Task instructions. Return precisely the span of lines from the top of the material below to the line containing "126, 123, 120.7];", both included. Pictures are excluded.

** START OF Source excerpt **

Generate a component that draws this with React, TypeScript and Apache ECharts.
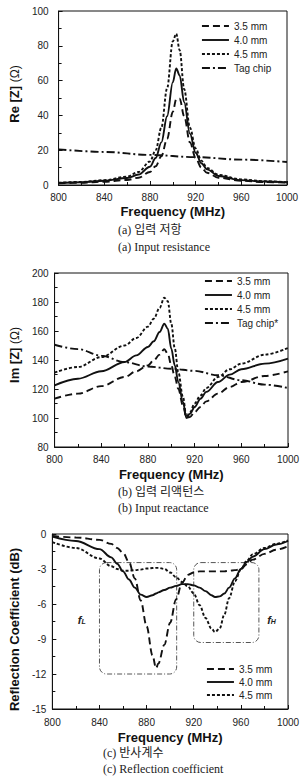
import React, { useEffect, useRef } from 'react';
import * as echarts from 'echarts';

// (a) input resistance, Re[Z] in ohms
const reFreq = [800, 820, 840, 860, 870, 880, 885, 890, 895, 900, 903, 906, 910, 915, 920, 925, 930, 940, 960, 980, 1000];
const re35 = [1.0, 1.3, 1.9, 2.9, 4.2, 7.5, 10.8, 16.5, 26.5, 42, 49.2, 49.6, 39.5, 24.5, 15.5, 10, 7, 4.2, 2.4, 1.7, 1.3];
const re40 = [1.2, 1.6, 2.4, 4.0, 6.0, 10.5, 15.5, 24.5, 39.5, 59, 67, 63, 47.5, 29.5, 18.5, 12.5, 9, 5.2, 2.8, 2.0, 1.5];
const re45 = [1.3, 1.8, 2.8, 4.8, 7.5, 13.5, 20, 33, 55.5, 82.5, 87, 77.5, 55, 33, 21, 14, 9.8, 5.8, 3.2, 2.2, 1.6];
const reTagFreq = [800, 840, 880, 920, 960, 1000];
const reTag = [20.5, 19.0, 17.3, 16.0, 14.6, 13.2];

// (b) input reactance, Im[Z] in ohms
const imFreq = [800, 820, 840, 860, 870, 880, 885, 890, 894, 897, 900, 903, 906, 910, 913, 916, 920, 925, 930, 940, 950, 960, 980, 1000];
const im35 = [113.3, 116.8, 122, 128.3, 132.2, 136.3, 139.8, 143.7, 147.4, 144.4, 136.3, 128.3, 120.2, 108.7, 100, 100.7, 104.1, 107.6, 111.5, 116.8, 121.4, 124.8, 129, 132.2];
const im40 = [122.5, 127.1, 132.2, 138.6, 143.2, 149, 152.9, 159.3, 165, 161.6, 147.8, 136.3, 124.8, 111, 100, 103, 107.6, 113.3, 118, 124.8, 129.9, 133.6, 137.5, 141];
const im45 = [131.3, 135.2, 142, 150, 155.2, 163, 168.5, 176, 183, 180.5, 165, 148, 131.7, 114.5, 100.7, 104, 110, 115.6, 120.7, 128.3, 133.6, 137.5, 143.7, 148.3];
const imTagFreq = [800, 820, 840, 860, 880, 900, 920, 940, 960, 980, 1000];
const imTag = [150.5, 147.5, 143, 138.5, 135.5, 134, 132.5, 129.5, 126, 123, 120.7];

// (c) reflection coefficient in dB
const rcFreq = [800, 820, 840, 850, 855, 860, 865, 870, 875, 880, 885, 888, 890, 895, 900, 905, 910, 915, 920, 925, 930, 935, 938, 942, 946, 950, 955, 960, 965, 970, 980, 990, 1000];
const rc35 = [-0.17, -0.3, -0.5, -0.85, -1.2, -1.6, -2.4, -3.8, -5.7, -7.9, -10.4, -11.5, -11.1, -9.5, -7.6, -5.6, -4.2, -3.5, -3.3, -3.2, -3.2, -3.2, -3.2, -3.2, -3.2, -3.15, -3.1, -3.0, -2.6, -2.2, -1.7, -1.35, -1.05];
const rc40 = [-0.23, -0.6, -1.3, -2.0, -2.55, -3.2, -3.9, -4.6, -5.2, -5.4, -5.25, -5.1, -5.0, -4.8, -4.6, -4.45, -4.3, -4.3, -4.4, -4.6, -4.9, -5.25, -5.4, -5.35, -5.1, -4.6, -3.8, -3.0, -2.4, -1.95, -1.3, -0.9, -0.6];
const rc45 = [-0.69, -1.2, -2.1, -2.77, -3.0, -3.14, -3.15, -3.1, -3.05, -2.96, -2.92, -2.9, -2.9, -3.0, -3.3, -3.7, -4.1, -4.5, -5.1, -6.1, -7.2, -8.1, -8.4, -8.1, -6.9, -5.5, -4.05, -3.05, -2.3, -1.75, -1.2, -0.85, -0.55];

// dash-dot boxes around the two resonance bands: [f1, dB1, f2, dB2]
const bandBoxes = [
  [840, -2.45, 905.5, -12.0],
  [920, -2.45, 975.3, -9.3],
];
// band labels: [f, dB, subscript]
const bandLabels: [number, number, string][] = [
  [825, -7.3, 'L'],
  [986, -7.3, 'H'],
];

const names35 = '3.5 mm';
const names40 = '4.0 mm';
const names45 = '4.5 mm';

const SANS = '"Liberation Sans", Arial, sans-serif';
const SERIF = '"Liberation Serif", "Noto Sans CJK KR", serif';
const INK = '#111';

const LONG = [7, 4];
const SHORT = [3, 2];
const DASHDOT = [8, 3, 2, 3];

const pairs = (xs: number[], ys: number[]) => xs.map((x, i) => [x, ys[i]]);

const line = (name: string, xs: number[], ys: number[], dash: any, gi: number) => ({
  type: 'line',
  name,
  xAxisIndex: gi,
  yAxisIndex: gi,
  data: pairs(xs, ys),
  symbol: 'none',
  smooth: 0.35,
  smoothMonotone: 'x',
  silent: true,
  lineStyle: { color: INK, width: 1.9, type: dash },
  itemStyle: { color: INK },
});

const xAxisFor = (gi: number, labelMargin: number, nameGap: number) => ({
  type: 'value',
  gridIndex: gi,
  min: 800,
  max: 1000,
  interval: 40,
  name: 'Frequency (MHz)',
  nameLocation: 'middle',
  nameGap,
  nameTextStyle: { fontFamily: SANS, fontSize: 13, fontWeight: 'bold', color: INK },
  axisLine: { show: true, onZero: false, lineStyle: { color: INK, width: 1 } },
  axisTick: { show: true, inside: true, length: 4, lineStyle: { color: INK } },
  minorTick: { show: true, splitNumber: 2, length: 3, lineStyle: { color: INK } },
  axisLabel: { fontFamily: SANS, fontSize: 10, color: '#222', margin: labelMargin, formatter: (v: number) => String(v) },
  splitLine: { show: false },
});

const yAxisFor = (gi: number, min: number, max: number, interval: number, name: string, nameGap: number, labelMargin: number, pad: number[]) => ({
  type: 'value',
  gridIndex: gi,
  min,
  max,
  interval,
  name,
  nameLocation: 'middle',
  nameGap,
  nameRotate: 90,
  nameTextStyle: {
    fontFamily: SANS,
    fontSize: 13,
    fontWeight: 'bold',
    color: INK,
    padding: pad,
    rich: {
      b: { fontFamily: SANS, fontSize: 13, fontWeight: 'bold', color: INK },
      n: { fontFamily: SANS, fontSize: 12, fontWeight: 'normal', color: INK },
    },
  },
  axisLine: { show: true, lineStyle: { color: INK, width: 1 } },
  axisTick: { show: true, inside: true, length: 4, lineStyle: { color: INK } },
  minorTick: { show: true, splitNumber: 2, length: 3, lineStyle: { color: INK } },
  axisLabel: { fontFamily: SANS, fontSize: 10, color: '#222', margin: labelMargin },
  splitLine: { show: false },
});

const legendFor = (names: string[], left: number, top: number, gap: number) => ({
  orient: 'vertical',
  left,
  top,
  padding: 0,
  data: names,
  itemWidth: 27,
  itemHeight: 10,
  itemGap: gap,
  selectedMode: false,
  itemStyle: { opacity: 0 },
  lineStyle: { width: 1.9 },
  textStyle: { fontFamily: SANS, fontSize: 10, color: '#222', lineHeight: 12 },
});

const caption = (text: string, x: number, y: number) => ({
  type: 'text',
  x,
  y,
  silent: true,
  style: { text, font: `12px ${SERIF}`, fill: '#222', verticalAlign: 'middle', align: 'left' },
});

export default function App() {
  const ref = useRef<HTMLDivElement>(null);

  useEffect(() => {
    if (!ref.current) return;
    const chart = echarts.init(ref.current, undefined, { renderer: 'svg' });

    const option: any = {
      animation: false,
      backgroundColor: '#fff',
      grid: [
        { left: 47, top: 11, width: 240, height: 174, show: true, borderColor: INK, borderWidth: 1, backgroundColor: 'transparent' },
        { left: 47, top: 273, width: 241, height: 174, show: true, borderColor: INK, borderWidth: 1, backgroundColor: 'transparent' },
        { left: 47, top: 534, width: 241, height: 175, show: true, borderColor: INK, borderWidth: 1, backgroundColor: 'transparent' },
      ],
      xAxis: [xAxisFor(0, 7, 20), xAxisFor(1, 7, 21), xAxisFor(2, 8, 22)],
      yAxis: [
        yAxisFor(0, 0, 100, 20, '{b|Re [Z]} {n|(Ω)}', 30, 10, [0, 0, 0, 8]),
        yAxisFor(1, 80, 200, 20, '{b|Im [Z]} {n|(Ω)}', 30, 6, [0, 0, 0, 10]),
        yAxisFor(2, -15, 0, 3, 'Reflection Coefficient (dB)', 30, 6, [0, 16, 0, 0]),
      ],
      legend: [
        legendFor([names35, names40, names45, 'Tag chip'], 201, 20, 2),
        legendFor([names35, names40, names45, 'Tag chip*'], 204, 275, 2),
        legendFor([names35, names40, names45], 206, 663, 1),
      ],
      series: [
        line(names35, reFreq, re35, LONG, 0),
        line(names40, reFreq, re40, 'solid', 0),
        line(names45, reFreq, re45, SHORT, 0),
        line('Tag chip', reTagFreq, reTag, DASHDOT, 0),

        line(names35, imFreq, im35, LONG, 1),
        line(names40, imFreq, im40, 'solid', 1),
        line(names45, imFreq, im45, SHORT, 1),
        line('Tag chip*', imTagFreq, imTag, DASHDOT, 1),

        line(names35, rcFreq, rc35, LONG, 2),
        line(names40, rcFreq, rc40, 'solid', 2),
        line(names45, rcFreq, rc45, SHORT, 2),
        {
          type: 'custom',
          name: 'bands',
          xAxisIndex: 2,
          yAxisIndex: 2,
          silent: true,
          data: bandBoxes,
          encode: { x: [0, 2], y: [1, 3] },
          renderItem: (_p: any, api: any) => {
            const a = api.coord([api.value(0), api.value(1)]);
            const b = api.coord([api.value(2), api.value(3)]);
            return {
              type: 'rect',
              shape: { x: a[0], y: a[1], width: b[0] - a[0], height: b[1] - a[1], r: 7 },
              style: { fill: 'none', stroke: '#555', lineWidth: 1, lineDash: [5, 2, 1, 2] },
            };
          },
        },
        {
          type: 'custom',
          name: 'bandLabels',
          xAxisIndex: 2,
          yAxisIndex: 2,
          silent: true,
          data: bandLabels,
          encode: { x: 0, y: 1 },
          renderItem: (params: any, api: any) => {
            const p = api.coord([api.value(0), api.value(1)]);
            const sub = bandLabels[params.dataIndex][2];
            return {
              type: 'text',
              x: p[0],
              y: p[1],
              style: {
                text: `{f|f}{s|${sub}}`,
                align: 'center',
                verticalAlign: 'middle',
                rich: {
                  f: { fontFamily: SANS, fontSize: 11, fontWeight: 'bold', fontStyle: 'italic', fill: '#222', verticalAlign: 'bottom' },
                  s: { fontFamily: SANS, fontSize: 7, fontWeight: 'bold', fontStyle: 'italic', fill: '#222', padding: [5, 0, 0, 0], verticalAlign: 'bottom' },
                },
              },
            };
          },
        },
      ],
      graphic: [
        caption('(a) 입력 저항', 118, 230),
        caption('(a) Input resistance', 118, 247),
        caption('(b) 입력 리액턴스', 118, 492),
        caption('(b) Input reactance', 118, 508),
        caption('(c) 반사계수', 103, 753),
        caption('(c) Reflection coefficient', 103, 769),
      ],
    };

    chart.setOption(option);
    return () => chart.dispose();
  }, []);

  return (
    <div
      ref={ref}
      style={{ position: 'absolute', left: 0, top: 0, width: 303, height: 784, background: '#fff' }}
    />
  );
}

** END OF Source excerpt **

The response.
Generate a component that draws this with React, TypeScript and Apache ECharts.
import React, { useEffect, useRef } from 'react';
import * as echarts from 'echarts';

// (a) input resistance, Re[Z] in ohms
const reFreq = [800, 820, 840, 860, 870, 880, 885, 890, 895, 900, 903, 906, 910, 915, 920, 925, 930, 940, 960, 980, 1000];
const re35 = [1.0, 1.3, 1.9, 2.9, 4.2, 7.5, 10.8, 16.5, 26.5, 42, 49.2, 49.6, 39.5, 24.5, 15.5, 10, 7, 4.2, 2.4, 1.7, 1.3];
const re40 = [1.2, 1.6, 2.4, 4.0, 6.0, 10.5, 15.5, 24.5, 39.5, 59, 67, 63, 47.5, 29.5, 18.5, 12.5, 9, 5.2, 2.8, 2.0, 1.5];
const re45 = [1.3, 1.8, 2.8, 4.8, 7.5, 13.5, 20, 33, 55.5, 82.5, 87, 77.5, 55, 33, 21, 14, 9.8, 5.8, 3.2, 2.2, 1.6];
const reTagFreq = [800, 840, 880, 920, 960, 1000];
const reTag = [20.5, 19.0, 17.3, 16.0, 14.6, 13.2];

// (b) input reactance, Im[Z] in ohms
const imFreq = [800, 820, 840, 860, 870, 880, 885, 890, 894, 897, 900, 903, 906, 910, 913, 916, 920, 925, 930, 940, 950, 960, 980, 1000];
const im35 = [113.3, 116.8, 122, 128.3, 132.2, 136.3, 139.8, 143.7, 147.4, 144.4, 136.3, 128.3, 120.2, 108.7, 100, 100.7, 104.1, 107.6, 111.5, 116.8, 121.4, 124.8, 129, 132.2];
const im40 = [122.5, 127.1, 132.2, 138.6, 143.2, 149, 152.9, 159.3, 165, 161.6, 147.8, 136.3, 124.8, 111, 100, 103, 107.6, 113.3, 118, 124.8, 129.9, 133.6, 137.5, 141];
const im45 = [131.3, 135.2, 142, 150, 155.2, 163, 168.5, 176, 183, 180.5, 165, 148, 131.7, 114.5, 100.7, 104, 110, 115.6, 120.7, 128.3, 133.6, 137.5, 143.7, 148.3];
const imTagFreq = [800, 820, 840, 860, 880, 900, 920, 940, 960, 980, 1000];
const imTag = [150.5, 147.5, 143, 138.5, 135.5, 134, 132.5, 129.5, 126, 123, 120.7];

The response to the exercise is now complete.